The NFL took the unprecedented step of suspending play Monday night after Buffalo Bills safety Damar Hamlin collapsed on the field in Cincinnati, and — while shocked and weeping teammates watched — was administered CPR and transported by ambulance to a local hospital in critical condition.
Hamlin, 24, climbed to his feet after making a jarring but routine tackle of receiver Tee Higgins, then stumbled and seemed to lose consciousness as he fell backward to the turf. Players who witnessed that urgently motioned for medical personnel, and the ambulance was brought onto the field.
Players from both teams clustered around the scene, many in tears.

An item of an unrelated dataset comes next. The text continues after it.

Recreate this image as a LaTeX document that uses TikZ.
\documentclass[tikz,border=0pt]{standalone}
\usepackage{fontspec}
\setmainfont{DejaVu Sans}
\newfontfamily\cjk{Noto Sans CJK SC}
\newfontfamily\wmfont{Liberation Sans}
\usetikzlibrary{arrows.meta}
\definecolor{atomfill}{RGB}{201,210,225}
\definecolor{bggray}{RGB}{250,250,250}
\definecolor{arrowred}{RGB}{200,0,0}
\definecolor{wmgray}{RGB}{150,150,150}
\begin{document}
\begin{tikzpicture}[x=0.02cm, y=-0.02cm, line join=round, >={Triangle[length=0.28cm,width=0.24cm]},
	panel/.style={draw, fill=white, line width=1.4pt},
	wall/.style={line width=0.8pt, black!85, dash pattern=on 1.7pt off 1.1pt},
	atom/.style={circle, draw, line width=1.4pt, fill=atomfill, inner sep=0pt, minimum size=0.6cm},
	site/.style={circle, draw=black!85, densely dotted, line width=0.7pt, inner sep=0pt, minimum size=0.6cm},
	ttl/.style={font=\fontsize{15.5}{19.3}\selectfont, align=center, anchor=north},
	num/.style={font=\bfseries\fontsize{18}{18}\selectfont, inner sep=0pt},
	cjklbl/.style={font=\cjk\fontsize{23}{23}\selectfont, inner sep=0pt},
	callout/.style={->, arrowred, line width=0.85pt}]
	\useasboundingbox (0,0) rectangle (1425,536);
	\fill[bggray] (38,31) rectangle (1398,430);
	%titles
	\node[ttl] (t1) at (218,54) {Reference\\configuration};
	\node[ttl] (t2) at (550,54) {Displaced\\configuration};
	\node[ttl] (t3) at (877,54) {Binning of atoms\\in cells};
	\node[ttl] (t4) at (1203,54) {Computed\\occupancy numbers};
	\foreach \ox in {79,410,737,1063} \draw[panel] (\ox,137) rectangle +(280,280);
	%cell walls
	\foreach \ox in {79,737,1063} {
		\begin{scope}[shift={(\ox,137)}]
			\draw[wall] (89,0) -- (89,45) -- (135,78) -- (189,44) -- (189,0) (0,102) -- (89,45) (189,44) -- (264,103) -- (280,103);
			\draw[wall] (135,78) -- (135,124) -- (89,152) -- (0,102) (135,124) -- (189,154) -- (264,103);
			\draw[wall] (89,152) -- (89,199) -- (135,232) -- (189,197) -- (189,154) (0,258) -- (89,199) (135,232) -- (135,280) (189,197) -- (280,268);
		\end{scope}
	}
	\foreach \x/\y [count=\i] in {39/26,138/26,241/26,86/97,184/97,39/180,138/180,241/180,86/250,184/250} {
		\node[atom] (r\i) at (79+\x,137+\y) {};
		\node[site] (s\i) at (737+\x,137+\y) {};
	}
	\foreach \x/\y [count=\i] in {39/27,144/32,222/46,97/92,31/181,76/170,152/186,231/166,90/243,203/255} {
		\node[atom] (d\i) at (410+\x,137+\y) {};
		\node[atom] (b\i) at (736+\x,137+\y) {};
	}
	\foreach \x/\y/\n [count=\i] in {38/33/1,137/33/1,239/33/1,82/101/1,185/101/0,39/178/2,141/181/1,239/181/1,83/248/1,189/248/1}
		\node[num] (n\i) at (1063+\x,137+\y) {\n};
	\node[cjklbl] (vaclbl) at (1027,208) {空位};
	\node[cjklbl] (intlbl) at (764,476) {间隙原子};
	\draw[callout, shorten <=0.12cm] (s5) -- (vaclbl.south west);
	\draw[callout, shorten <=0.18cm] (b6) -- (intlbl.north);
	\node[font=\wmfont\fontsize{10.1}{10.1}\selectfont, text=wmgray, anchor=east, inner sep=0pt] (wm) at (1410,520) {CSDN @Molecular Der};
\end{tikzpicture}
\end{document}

The stunned crowd anticipating one of the biggest AFC showdowns of the season watched in near silence. Dozens of players from both teams formed a circle and knelt in prayer. The game was stopped with six minutes remaining in the opening quarter.
Hamlin’s family was at the game, and according to various reports, his mother rode with him to UC Medical Center, the only Level 1 trauma hospital in the region.
The field was cleared, with both teams returning to their locker rooms. Bills coach Sean McDermott and Bengals coach Zac Taylor convened outside the visitors’ locker room and spoke by phone to league officials in New York, and the NFL officially suspended play.
During the hour before that announcement was made, the reaction on social media was swift and vociferous. “Call the Game” trended on Twitter, and players around the league voiced their prayers and support of Hamlin.
“The game is not important. Damar Hamlin’s life is important,” Arizona Cardinals defensive lineman J.J. Watt tweeted. “Please be ok. Please.”
Hamlin attended the University of Pittsburgh, and Pitt Football tweeted: “Damar Hamlin is the best of us. We love you, 3. Praying for you.”